An Exchange-Traded Fund (ETF) is a type of financial asset that does not consist directly of a particular commodity, share of a company, or currency. What is it, then?

An ETF is actually a modern kind of security that behaves like any stock. However, instead of being a direct asset itself, an ETF is an indirect asset that tracks a particular index or a direct asset. ETFs are in many ways similar to mutual funds, however they are listed on stock exchanges. In fact, you can buy ETFs in a similar way that you buy stocks, as one more type of an open-market regulated asset. It is usually said, though, that an ETF tracks the movements of a given investment good. ETFs are paper assets that track real world assets.


ETFs are used in many types of investments, for example stocks, commodities, bonds, shares, debt, IOUs, and even on currencies. Since an ETF is legally an asset itself – like a certificate representing a possession of some intangible valuable thing – it is a marketable security.

Buyers and sellers can trade in an ETF freely speculating on its price just like with any other real world asset or currency. An ETF is similar to the paper avatar of any assets that behaves like the asset it tracks. For example, you can purchase the metal gold in the market or ETF gold. The first one is solid gold. The second one is just a certificate on paper that represents gold.

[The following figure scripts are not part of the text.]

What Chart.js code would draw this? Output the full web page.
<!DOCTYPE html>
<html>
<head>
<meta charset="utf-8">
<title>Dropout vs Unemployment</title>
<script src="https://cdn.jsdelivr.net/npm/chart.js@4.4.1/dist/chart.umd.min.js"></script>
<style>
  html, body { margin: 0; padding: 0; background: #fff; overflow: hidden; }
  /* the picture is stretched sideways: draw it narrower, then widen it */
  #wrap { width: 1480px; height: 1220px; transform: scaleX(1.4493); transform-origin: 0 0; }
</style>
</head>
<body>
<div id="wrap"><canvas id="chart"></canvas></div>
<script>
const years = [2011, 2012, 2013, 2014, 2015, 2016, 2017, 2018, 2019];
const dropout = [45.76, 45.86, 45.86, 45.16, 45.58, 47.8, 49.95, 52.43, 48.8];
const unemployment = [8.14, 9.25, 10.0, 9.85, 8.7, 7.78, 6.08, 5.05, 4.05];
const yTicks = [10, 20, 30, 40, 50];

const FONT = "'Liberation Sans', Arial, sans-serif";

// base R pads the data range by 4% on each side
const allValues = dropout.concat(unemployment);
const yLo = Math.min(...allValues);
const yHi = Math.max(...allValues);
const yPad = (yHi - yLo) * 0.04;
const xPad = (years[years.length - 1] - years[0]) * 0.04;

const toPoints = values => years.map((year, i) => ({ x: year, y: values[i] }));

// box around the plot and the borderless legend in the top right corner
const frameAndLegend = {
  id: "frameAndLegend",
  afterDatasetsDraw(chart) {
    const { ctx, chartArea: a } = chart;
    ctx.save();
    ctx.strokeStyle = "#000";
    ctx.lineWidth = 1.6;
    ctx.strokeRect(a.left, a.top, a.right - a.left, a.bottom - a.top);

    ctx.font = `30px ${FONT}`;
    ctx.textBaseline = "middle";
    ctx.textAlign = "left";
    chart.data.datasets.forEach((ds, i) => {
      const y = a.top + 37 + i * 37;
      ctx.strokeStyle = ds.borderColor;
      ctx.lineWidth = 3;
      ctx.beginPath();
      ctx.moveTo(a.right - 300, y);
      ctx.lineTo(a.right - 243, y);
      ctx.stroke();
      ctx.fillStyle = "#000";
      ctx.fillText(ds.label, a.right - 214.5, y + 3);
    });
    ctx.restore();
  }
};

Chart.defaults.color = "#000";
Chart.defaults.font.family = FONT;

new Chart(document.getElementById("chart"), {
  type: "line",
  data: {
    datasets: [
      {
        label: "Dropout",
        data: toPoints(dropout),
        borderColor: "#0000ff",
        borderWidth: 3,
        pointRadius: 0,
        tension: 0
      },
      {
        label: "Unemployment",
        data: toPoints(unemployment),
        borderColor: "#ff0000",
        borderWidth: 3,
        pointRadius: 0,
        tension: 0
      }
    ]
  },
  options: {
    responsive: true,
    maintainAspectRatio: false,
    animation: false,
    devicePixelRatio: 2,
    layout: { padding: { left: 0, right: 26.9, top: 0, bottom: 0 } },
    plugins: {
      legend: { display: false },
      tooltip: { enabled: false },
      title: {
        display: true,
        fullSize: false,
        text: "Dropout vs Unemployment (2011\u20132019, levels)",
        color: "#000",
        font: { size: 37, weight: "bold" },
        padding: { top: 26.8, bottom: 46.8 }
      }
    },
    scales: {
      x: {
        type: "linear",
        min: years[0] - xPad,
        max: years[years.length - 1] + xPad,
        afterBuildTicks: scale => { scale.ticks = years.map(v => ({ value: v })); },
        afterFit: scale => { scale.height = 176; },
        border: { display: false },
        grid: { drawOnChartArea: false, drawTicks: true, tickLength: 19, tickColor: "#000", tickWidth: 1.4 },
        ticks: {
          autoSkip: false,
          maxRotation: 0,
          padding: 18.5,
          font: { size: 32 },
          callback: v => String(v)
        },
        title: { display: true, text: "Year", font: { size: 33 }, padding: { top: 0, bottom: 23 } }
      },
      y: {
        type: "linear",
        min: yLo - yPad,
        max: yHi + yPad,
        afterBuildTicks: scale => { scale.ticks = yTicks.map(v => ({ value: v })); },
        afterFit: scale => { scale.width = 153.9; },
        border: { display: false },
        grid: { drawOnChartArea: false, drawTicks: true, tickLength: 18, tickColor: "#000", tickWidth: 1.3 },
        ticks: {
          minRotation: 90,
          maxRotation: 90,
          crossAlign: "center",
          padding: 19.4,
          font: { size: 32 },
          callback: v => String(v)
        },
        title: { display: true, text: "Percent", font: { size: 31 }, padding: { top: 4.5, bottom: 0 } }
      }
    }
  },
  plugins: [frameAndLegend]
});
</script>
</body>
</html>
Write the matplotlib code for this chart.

A short answer is: yes, that’s what it means. A more precise and elaborated answer would be: well, you do not own the real-world asset, but you do own a valuable asset, the signed paper. Your paper or certificate is the asset. The market accepts it for the same price of the real-world asset it represents, so in practice it should be the same if you just want to speculate in the market.


Again, yes and no. It depends. A Bitcoin ETF is not a Bitcoin. You can imagine a Bitcoin ETF as a written document, like a financial letter, certificate or share. Its value, by definition, is tied to that of Bitcoin’s market price. If you own a Bitcoin ETF, in a sense, you are investing in Bitcoin, even if you do not really possess any Bitcoin.

One cannot say, nevertheless, that an ETF is a false instrument or that it is like a scam, at least those that are issued by legal entities under proper regulation because the release of instruments is highly transparent. Investors are exposed to the truth and detailed information. If they choose the ETF instead of the real Bitcoin, it is because for them the latter sounds more convenient.


Absolutely! Actually, ETFs that are regulated by competent authorities, such as the SEC in the USA, must prove to be sound investments, to be above certain level of dangerous volatility, and to include visible backing mechanisms. In the case of Bitcoin ETFs, you can back them with US dollars, with some other currency, or naturally with real Bitcoin.

For those crypto investors who are loyal believers in decentralization and the original values of Bitcoin, perhaps the only ETF that is tolerable is a BTC-backed ETF. This kind of backing implies that you, as an ETF issuer, will have in your reserve one real Bitcoin for each BTC-ETF you sell to the open market. However, legally speaking, issuers could back with other valuable assets.


Maybe not so much as we crypto fans expect, but ETFs might have a positive impact depending on some other factors. If companies start offering more and more BTC-backed ETFs, then they will become active consumers of real Bitcoin. As their ETF business grows, the demand for Bitcoin would increase. This is empowering for Bitcoin, obviously. Many investors consider ETFs important, in general, because they denote popular acceptance and regulatory victories.

The impact of a massive ETF market could be bad, too. Let’s not forget that companies may see the US Dollar-backed ETF as more profitable and convenient. In this case, each BTC-ETF that a company sells to the open market, in a certain way, represents one non-real Bitcoin that is playing a role in the real market. Some people argue that this is like increasing Bitcoin’s supply indirectly. This other kind of ETF also takes advantage of the name “Bitcoin” and its popularity, but is not really associated to Bitcoin at all. It’s 100% paper speculation.


One thing is true and nice. If big corporations are eager to launch ETFs – we hear of many of them in the news – then this means Bitcoin and crypto are making strides in adoption. More and more people are experimenting with cryptocurrencies and blockchain technology. The more news we hear on ETFs, the closer we are to a potential global adoption of sound crypto.